PS Forgot to ask how you're doing feature selection. This is something I'm constantly messing with so it would be very useful to hear any ideas you might have!
Hey @emilyscher ! Thanks for the interest! And for the helpful points!
As I said it's super early days and it's possible there are catastrophic bugs, etc. etc.
What is the current training time?
The current training graph on a GPU looks like this:
GPUs are obviously a pain but I haven't done much to optimise this and I think it could get a lot better.
I'm not sure if I am training on a smaller training set. Or at least I don't think training set size is the issue (it's arbitrarily chosen atm, rather than to limit training time). One thing I did struggle with in decision terms was how to renormalise the dataset. I do something where I scale down the most common lineages a lot, and resample the rare ones, but not to the extent of making a train set with totally equal numbers for each lineage. In general there's a lot more to do to validate how it does on rare lineages with few designations.
How are you validating your model, and what statistics are you generating?
Yes, so I'm mostly looking at precision recall and F1. Right now I don't have a good train/test split for proper validation. (Just sharing early to give a sense of what things look like and have these discussions)

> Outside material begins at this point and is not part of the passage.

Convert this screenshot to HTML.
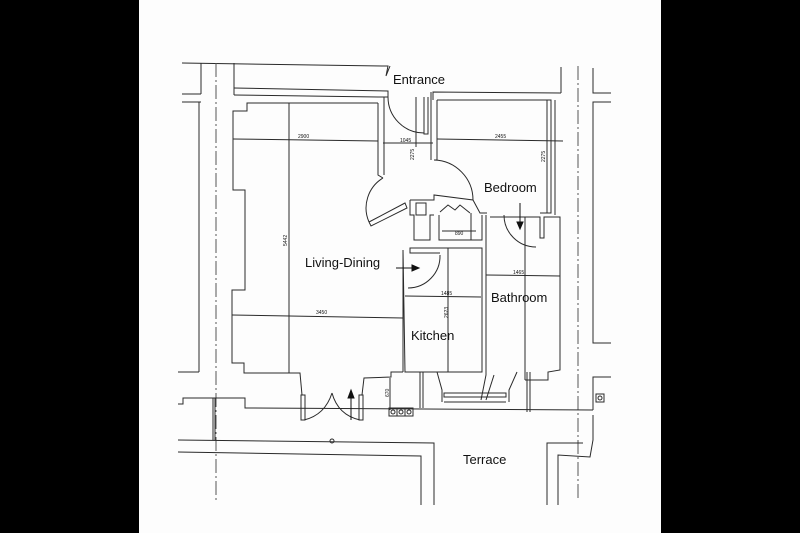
<!DOCTYPE html>
<html><head><meta charset="utf-8"><style>
html,body{margin:0;padding:0;background:#000;}
svg{display:block}
text{font-family:"Liberation Sans",sans-serif;fill:#111}
.d{font-size:5px;fill:#444}
</style></head><body>
<svg width="800" height="533" viewBox="0 0 800 533" xmlns="http://www.w3.org/2000/svg">
<rect x="0" y="0" width="800" height="533" fill="#000"/>
<rect x="139" y="0" width="522" height="533" fill="#fdfdfd"/>
<g fill="none" stroke="#2a2a2a" stroke-width="1">
<!-- top wall -->
<polyline points="182,63 384,66 388,66 386,76 390,66"/>
<line x1="201" y1="63" x2="201" y2="94"/>
<line x1="182" y1="94" x2="201" y2="94"/>
<line x1="182" y1="102" x2="201" y2="102"/>
<line x1="199" y1="102" x2="199" y2="372"/>
<line x1="178" y1="372" x2="199" y2="372"/>
<line x1="234" y1="63" x2="234" y2="95"/>
<polyline points="234,88 388,91 388,97 378,97"/>
<polyline points="234,95 378,97"/>
<!-- dashed axes -->
<line x1="216" y1="63" x2="216" y2="500" stroke-dasharray="14,3,2,3" stroke="#555"/>
<line x1="578" y1="66" x2="578" y2="500" stroke-dasharray="14,3,2,3" stroke="#555"/>
<!-- right exterior -->
<line x1="561" y1="67" x2="561" y2="93"/>
<polyline points="433,100 433,92 561,93"/>
<polyline points="593,68 593,93 611,93"/>
<polyline points="611,102 593,102 593,343 611,343"/>
<polyline points="611,377 593,377 593,410"/>
<!-- living room outline -->
<polyline points="378,103 247,103 247,111 233,111 233,190 245,190 245,290 232,290 232,363 244,363 244,373 300,373 302,395"/>
<polyline points="378,103 378,175 383,178"/>
<polyline points="384,97 384,175"/>
<polyline points="362,395 364,378 391,377 391,372 403,372"/>
<!-- entrance door -->
<path d="M388,97 A36,36 0 0 0 424,133"/>
<polyline points="424,97 424,134 428,134 428,97"/>
<line x1="431" y1="92" x2="431" y2="160"/>
<polyline points="437,100 437,160 434,160"/>
<!-- living door -->
<path d="M383,178 A35,35 0 0 0 369,222"/>
<polyline points="369,222 405,203 407,208 371,226 369,222"/>
<!-- bedroom -->
<polyline points="437,100 551,100 551,213 540,213"/>
<polyline points="555,100 555,215"/>
<path d="M434,160 A40,40 0 0 1 473,200"/>
<polyline points="410,200 434,200 434,195 473,200 480,213 487,213"/>
<polyline points="410,200 410,215 414,215 414,240 430,240 430,215 434,215"/>
<rect x="416" y="203" width="10" height="12"/>
<polyline points="440,212 448,205 455,210 460,205 470,213"/>
<polyline points="439,215 439,240 482,240 482,215"/>
<line x1="442" y1="231" x2="476" y2="231"/>
<line x1="471" y1="213" x2="471" y2="240"/>
<!-- kitchen -->
<polyline points="403,250 405,372 482,372 482,248 410,248 410,253 440,253"/>
<path d="M440,255 A32,32 0 0 1 408,288"/>
<line x1="403" y1="250" x2="403" y2="372"/>
<line x1="448" y1="248" x2="448" y2="372"/>
<!-- bathroom -->
<polyline points="486,215 486,375 481,400"/>
<polyline points="490,217 540,217 540,238 544,238 544,217 560,217 560,370 548,372 548,380 525,380"/>
<line x1="525" y1="217" x2="525" y2="380"/>
<path d="M504,215 A32,32 0 0 0 536,247"/>
<line x1="494" y1="375" x2="486" y2="400"/>
<!-- dimension lines -->
<line x1="233" y1="139" x2="378" y2="141"/>
<line x1="383" y1="143" x2="433" y2="143"/>
<line x1="437" y1="139" x2="563" y2="141"/>
<line x1="416" y1="97" x2="416" y2="147"/>
<line x1="547" y1="100" x2="547" y2="213"/>
<line x1="289" y1="103" x2="289" y2="373"/>
<line x1="232" y1="315" x2="403" y2="318"/>
<line x1="405" y1="296" x2="481" y2="297"/>
<line x1="486" y1="275" x2="560" y2="276"/>
<line x1="390" y1="378" x2="390" y2="410"/>
<!-- bottom wall -->
<polyline points="178,404 183,404 183,398 245,398 245,408 593,410"/>
<line x1="213" y1="398" x2="213" y2="440"/>
<line x1="215" y1="398" x2="215" y2="440"/>
<!-- french doors -->
<rect x="301" y="395" width="4" height="25"/>
<rect x="359" y="395" width="4" height="25"/>
<path d="M304,420 Q325,415 332,393"/>
<path d="M332,393 Q338,415 360,420"/>
<!-- window kitchen/bath -->
<polyline points="437,372 442,390 442,402"/>
<polyline points="517,372 509,390 509,402"/>
<rect x="444" y="393" width="62" height="4"/>
<line x1="444" y1="402" x2="506" y2="402"/>
<line x1="420" y1="372" x2="420" y2="408"/>
<line x1="423" y1="372" x2="423" y2="408"/>
<line x1="527" y1="372" x2="527" y2="412"/>
<line x1="530" y1="372" x2="530" y2="412"/>
<!-- outlets -->
<rect x="389" y="408" width="8" height="8"/><rect x="397" y="408" width="8" height="8"/><rect x="405" y="408" width="8" height="8"/>
<circle cx="393" cy="412" r="2"/><circle cx="401" cy="412" r="2"/><circle cx="409" cy="412" r="2"/>
<rect x="596" y="394" width="8" height="8"/><circle cx="600" cy="398" r="2"/>
<circle cx="332" cy="441" r="2"/>
<!-- terrace -->
<polyline points="178,440 434,443 434,505"/>
<polyline points="178,452 421,456 421,505"/>
<polyline points="547,505 547,443 583,443"/>
<polyline points="558,505 558,455 590,457 593,440 593,415"/>
</g>
<!-- arrows -->
<g stroke="#111" fill="#111">
<line x1="396" y1="268" x2="412" y2="268"/><polygon points="412,265 419,268 412,271"/>
<line x1="520" y1="203" x2="520" y2="222"/><polygon points="517,222 520,229 523,222"/>
<line x1="351" y1="420" x2="351" y2="398"/><polygon points="348,398 351,390 354,398"/>
</g>
<g class="d">
<text x="298" y="138">2900</text>
<text x="400" y="142">1045</text>
<text x="495" y="138">2455</text>
<text x="316" y="314">3450</text>
<text x="441" y="295">1485</text>
<text x="513" y="274">1465</text>
<text x="455" y="235">890</text>
<text transform="translate(414,160) rotate(-90)">2275</text>
<text transform="translate(545,162) rotate(-90)">2275</text>
<text transform="translate(287,246) rotate(-90)">5442</text>
<text transform="translate(448,318) rotate(-90)">2623</text>
<text transform="translate(389,397) rotate(-90)">670</text>
</g>
<g font-size="13">
<text x="393" y="84">Entrance</text>
<text x="484" y="192">Bedroom</text>
<text x="305" y="267">Living-Dining</text>
<text x="491" y="302">Bathroom</text>
<text x="411" y="340">Kitchen</text>
<text x="463" y="464">Terrace</text>
</g>
</svg>
</body></html>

One of the reasons I've stayed away from neural nets for the moment (other than training time), is that they're very difficult to interpret.
Yes, this makes sense. I have done stuff on this in the past so do have ideas on how interpretation can work, but I agree it's a good concern, and also an interesting thing to look at.
Overfitting
Thanks for your instincts - yes basically I just wanted to generally caveat that this is early days and there may be horrors lurking.
Feature selection
Re feature selection, I do this after training. What I do is to train a neural net on all of the one-hotted sequences. I have an initial layer that multiplies the one-hots by learnt weights (i.e. a single variable for each feature that it gets multiplied by). I have an L1 loss on those weights, and the intuition (I'm not actually sure how important the loss is) is that this will mean that these weights are in general pushed down towards 0 , except where that feature is important.

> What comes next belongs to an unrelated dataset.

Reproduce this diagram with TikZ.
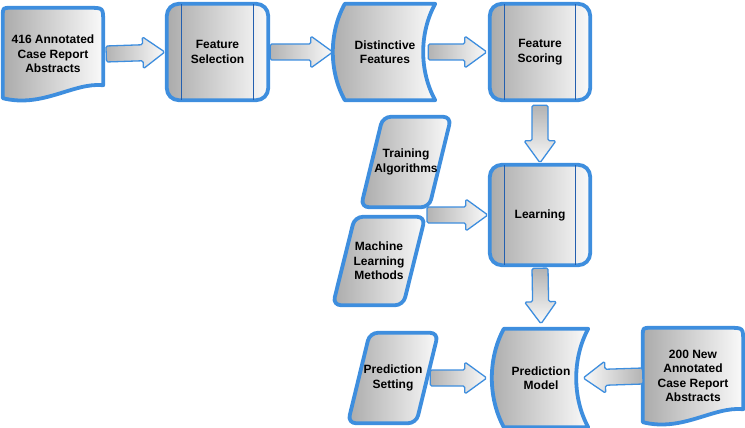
\documentclass[tikz,border=0pt]{standalone}
\usepackage{fontspec}
\setmainfont{Liberation Sans}
\usetikzlibrary{calc,backgrounds}
\definecolor{bord}{RGB}{62,142,222}
\definecolor{innerb}{RGB}{35,95,175}
\tikzset{
  lbl/.style={rectangle, inner sep=0pt, align=center, font=\fontsize{12}{14.5}\selectfont\bfseries},
  shapeborder/.style={draw=bord, line width=3.8pt, line join=round, left color=black!33, right color=black!2},
  innerline/.style={draw=innerb, line width=1.2pt},
  blockarrow/.style={draw=bord, line width=1.3pt, line join=round, rounded corners=1.5pt},
  arrR/.style={left color=black!30, right color=black!2},
  arrL/.style={right color=black!30, left color=black!2},
  arrD/.style={top color=black!30, bottom color=black!2},
}
\newcommand\procshape[1]{%
  \draw[shapeborder, rounded corners=12pt] (#1.north west) rectangle (#1.south east);
  \draw[innerline] ([xshift=15pt]#1.north west) -- ([xshift=15pt]#1.south west);
  \draw[innerline] ([xshift=-15pt]#1.north east) -- ([xshift=-15pt]#1.south east);
}
\newcommand\storeshape[1]{%
  \path[shapeborder] let \p1=(#1.north west), \p2=(#1.south east) in
    ({\x1+12pt},\y1) -- ({\x2-2pt},\y1)
    .. controls ({\x2-18pt},{0.7*\y1+0.3*\y2}) and ({\x2-18pt},{0.3*\y1+0.7*\y2}) .. ({\x2-2pt},\y2)
    -- ({\x1+12pt},\y2)
    .. controls ({\x1-4pt},{0.3*\y1+0.7*\y2}) and ({\x1-4pt},{0.7*\y1+0.3*\y2}) .. ({\x1+12pt},\y1)
    -- cycle;
}
\newcommand\docshape[1]{%
  \path[shapeborder] let \p1=(#1.north west), \p2=(#1.south east) in
    (\x1,{\y2+2pt}) -- (\x1,{\y1-8pt}) .. controls (\x1,\y1) .. ({\x1+8pt},\y1)
    -- ({\x2-14pt},\y1) .. controls (\x2,\y1) .. (\x2,{\y1-14pt})
    -- (\x2,{\y2+15pt})
    .. controls ({\x2-30pt},{\y2+18pt}) and ({\x1+40pt},{\y2-8pt}) .. (\x1,{\y2+2pt})
    -- cycle;
}
\newcommand\parashape[1]{%
  \path[shapeborder, rounded corners=8pt] let \p1=(#1.north west), \p2=(#1.south east) in
    ({\x1+45pt},\y1) -- (\x2,\y1) -- ({\x2-22pt},\y2) -- (\x1,\y2) -- ({\x1+22pt},\y1) -- cycle;
}
\newcommand\barrow[3]{%
  \path[blockarrow,#1] let \p1=(#2), \p2=(#3),
      \n1={atan2(\y2-\y1,\x2-\x1)}, \n2={veclen(\x2-\x1,\y2-\y1)} in
    [shift={(\p1)}, rotate=\n1]
    (0pt,-8pt) -- ({\n2*1pt-22pt},-8pt) -- ({\n2*1pt-22pt},-16pt) -- ({\n2*1pt},0pt)
    -- ({\n2*1pt-22pt},16pt) -- ({\n2*1pt-22pt},8pt) -- (0pt,8pt) -- cycle;
}
\begin{document}
\begin{tikzpicture}[x=1pt,y=-1pt]
\useasboundingbox (0,0) rectangle (745,428);
% nodes (text with shape extents)
\node[lbl, minimum width=100pt, minimum height=92pt] (doc1) at (53,54) {416 Annotated\\Case Report\\Abstracts};
\node[lbl, minimum width=101pt, minimum height=96pt] (fs) at (217.5,52) {Feature\\Selection};
\node[lbl, minimum width=104pt, minimum height=96pt] (df) at (385,52) {Distinctive\\Features};
\node[lbl, minimum width=100pt, minimum height=96pt] (fsc) at (540,52) {Feature\\Scoring};
\node[lbl, minimum width=100pt, minimum height=100pt] (learn) at (540,215) {Learning};
\node[lbl, minimum width=90pt, minimum height=90pt] (ta) at (406,162) {Training\\Algorithms};
\node[lbl, minimum width=92pt, minimum height=88pt] (ml) at (379,261) {Machine\\Learning\\Methods};
\node[lbl, minimum width=98pt, minimum height=98pt] (pm) at (541,378) {Prediction\\Model};
\node[lbl, minimum width=90pt, minimum height=90pt] (ps) at (393,378) {Prediction\\Setting};
\node[lbl, minimum width=100pt, minimum height=96pt] (doc2) at (693,376) {200 New\\Annotated\\Case Report\\Abstracts};
\coordinate (tam) at (427,215);
\begin{scope}[on background layer]
  \docshape{doc1}
  \procshape{fs}
  \storeshape{df}
  \procshape{fsc}
  \procshape{learn}
  \parashape{ta}
  \parashape{ml}
  \storeshape{pm}
  \parashape{ps}
  \docshape{doc2}
\end{scope}
% block-arrow connectors
\barrow{arrR}{[xshift=3pt]doc1.east}{[xshift=-2pt]fs.west}
\barrow{arrR}{[xshift=2pt]fs.east}{df.west}
\barrow{arrR}{[xshift=-9pt]df.east}{[xshift=-3pt]fsc.west}
\barrow{arrD}{[yshift=-5pt]fsc.south}{[yshift=2pt]learn.north}
\barrow{arrR}{tam}{[xshift=-2pt]learn.west}
\barrow{arrD}{[yshift=-3pt]learn.south}{[yshift=5pt]pm.north}
\barrow{arrR}{[xshift=-8pt]ps.east}{[xshift=-5pt]pm.west}
\barrow{arrL}{doc2.west}{[xshift=-7pt]pm.east}
\end{tikzpicture}
\end{document}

Then once this initial network is trained I do another round of training (which is super fast) to sparsify that multiplication layer. I.e. the weights that were close to 0 get actually set to 0, during training so the network can adapt if needed. I set 95% of these to 0.
Then essentially the features where the weights are still non-zero are the features. I can than change the dense layer below to only do the calculations for those features.
It's kinda hard to explain but I hope that makes a little sense, and happy to discuss much more.
Thanks again :)
Edit: Oh something else I do is to randomly drop out 10% of features during each training step (i.e. simulating an N)
Hiya, I put a COG-UK -> PangoUsher (and PangoLearn, but the definite source for that is the COG-UK dataset) mapping for Sanger data up at https://github.com/theosanderson/lineage_comparison in case it's useful for analysing trade-offs etc.
P.S. Armadillin defs still has some work to do - I got worried about rare lineages but am probably now oversampling them hence B.1.1.7 -> Q.1 artifacts - wip
Whenever I run Usher placements I notice that the Usher pango assignments are not only more up to date (they don't need to wait for PangoLEARN release) but also more reliable (at least that's what it looks like to me).
What's the reason that Usher mode is not promoted as the primary method, to be used by GISAID etc.? Is there a downside to Usher mode? Or is it just for continuity reasons that the decision trees are still used by GISAID?